There's a nice public park, a library, and even a promenade somewhere also a short walk away. Various retail shops and service centers of all kinds (electronics, home and goods, hardware, appliances) could literally be your downstairs neighbors.
Even if all of these aren't exactly close to you or your train station, they can be a short bus or train ride away. You walk more, bike more. You have a backpack and side racks for the bike. Your health improves, and you interact more with the people of the area.
Welcome to many cities of the world, even in the US.
Sure our cities could be much better but you do realize there are communities in America that can't even provide reliable safe drinking water let alone an entire new infrastructure for their small, low income population? Or already overburdened underfunded system so nothing is working efficiently and just adding more to the docket?
Probably gonna get shit for this but I find the fuck cars people to be as narrow sighted and obnoxious as vegans. I love your vision, I really do. But damn I have a hard time not being exasperated every time I read a post.

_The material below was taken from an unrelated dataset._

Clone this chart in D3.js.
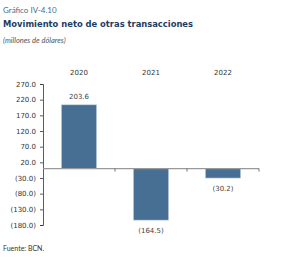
<!DOCTYPE html>
<html><head><meta charset="utf-8">
<script src="https://cdn.jsdelivr.net/npm/d3@7/dist/d3.min.js"></script>
<style>body{margin:0;background:#fff}svg{display:block}</style>
</head><body>
<script>
const categories = ["2020", "2021", "2022"];
const values = [203.6, -164.5, -30.2];
const tickValues = [270, 220, 170, 120, 70, 20, -30, -80, -130, -180];
const titleLines = ["Gráfico IV-4.10", "Movimiento neto de otras transacciones", "(millones de dólares)"];
const source = "Fuente: BCN.";

const W = 288, H = 257;
const svg = d3.select("body").append("svg").attr("width", W).attr("height", H);
const fmt = v => v < 0 ? "(" + d3.format(".1f")(-v) + ")" : d3.format(".1f")(v);

const x = d3.scaleBand().domain(categories).range([43, 259]).paddingInner(0.51).paddingOuter(0.255);
const y = d3.scaleLinear().domain([-180, 270]).range([225, 84]);

// titles
svg.append("text").attr("x", 3).attr("y", 13).attr("font-family", "Lato, sans-serif")
  .attr("font-size", 8).attr("fill", "#4a6a8a").text(titleLines[0]);
svg.append("text").attr("x", 3).attr("y", 27).attr("font-family", "'DejaVu Sans', sans-serif")
  .attr("font-weight", "bold").attr("font-size", 8.3).attr("fill", "#1d3d63")
  .attr("textLength", 190).attr("lengthAdjust", "spacingAndGlyphs").text(titleLines[1]);
svg.append("text").attr("x", 3).attr("y", 43).attr("font-family", "Lato, sans-serif")
  .attr("font-style", "italic").attr("font-size", 7.5).attr("fill", "#555").text(titleLines[2]);

// y axis
const yAxis = svg.append("g").attr("transform", "translate(43,0)")
  .call(d3.axisLeft(y).tickValues(tickValues).tickFormat(fmt).tickSize(3).tickPadding(4));
yAxis.select(".domain").attr("stroke", "#333").attr("stroke-width", 0.8);
yAxis.selectAll(".tick line").attr("stroke", "#333").attr("stroke-width", 0.8);
yAxis.selectAll(".tick text").attr("font-family", "'DejaVu Sans', sans-serif").attr("font-size", 7).attr("fill", "#333");

// bars
svg.selectAll("rect.bar").data(values).join("rect").attr("class", "bar")
  .attr("x", (d, i) => x(categories[i]))
  .attr("width", x.bandwidth())
  .attr("y", d => y(Math.max(0, d)))
  .attr("height", d => Math.abs(y(d) - y(0)))
  .attr("fill", "#466f93").attr("stroke", "#c8d3de").attr("stroke-width", 0.6);

// zero line with category ticks
const zeroY = y(0);
svg.append("line").attr("x1", 43).attr("x2", 259).attr("y1", zeroY).attr("y2", zeroY)
  .attr("stroke", "#999").attr("stroke-width", 1.2);
const bounds = categories.map((c, i) => 43 + (i + 1) * (259 - 43) / categories.length);
svg.selectAll("line.ct").data(bounds).join("line").attr("class", "ct")
  .attr("x1", d => d).attr("x2", d => d).attr("y1", zeroY).attr("y2", zeroY + 3)
  .attr("stroke", "#555").attr("stroke-width", 0.8);

// category labels on top
svg.selectAll("text.cat").data(categories).join("text").attr("class", "cat")
  .attr("x", d => x(d) + x.bandwidth() / 2).attr("y", 75)
  .attr("text-anchor", "middle").attr("font-family", "'DejaVu Sans', sans-serif")
  .attr("font-size", 7).attr("fill", "#333").text(d => d);

// value labels
svg.selectAll("text.val").data(values).join("text").attr("class", "val")
  .attr("x", (d, i) => x(categories[i]) + x.bandwidth() / 2)
  .attr("y", d => d >= 0 ? y(d) - 6 : y(d) + 13)
  .attr("text-anchor", "middle").attr("font-family", "'DejaVu Sans', sans-serif")
  .attr("font-size", 7).attr("fill", "#444").text(fmt);

svg.append("text").attr("x", 3).attr("y", 251).attr("font-family", "Lato, sans-serif")
  .attr("font-size", 7).attr("fill", "#333").text(source);
</script>
</body></html>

not subsidizing petroleum would probably bring in a few tax dollars
Approximately half of the entire US population lives in large urban areas. 115,000,000 people. Large urban areas can benefit from higher density housing, as well as what I previously mentioned, and so much more.
And the money is there.
Yet, somehow, every time improvements using transit are suggested, every single fucking time, someone mentions the complexities of rural areas.
Maybe let's fucking start somewhere we know it could work, and then branch out.
But can we fucking START‽
Sure, now imagine all those things in Germany:
Just to be clear, I'm not against trains and I am definitely against cars. But I do think E-bikes are the way forward for any journey less than 100km
T-R-A-M
Trams are smaller trains to get to trains (and elsewhere but mostly trains)
Probably the u-bahn since you clearly live under a bridge.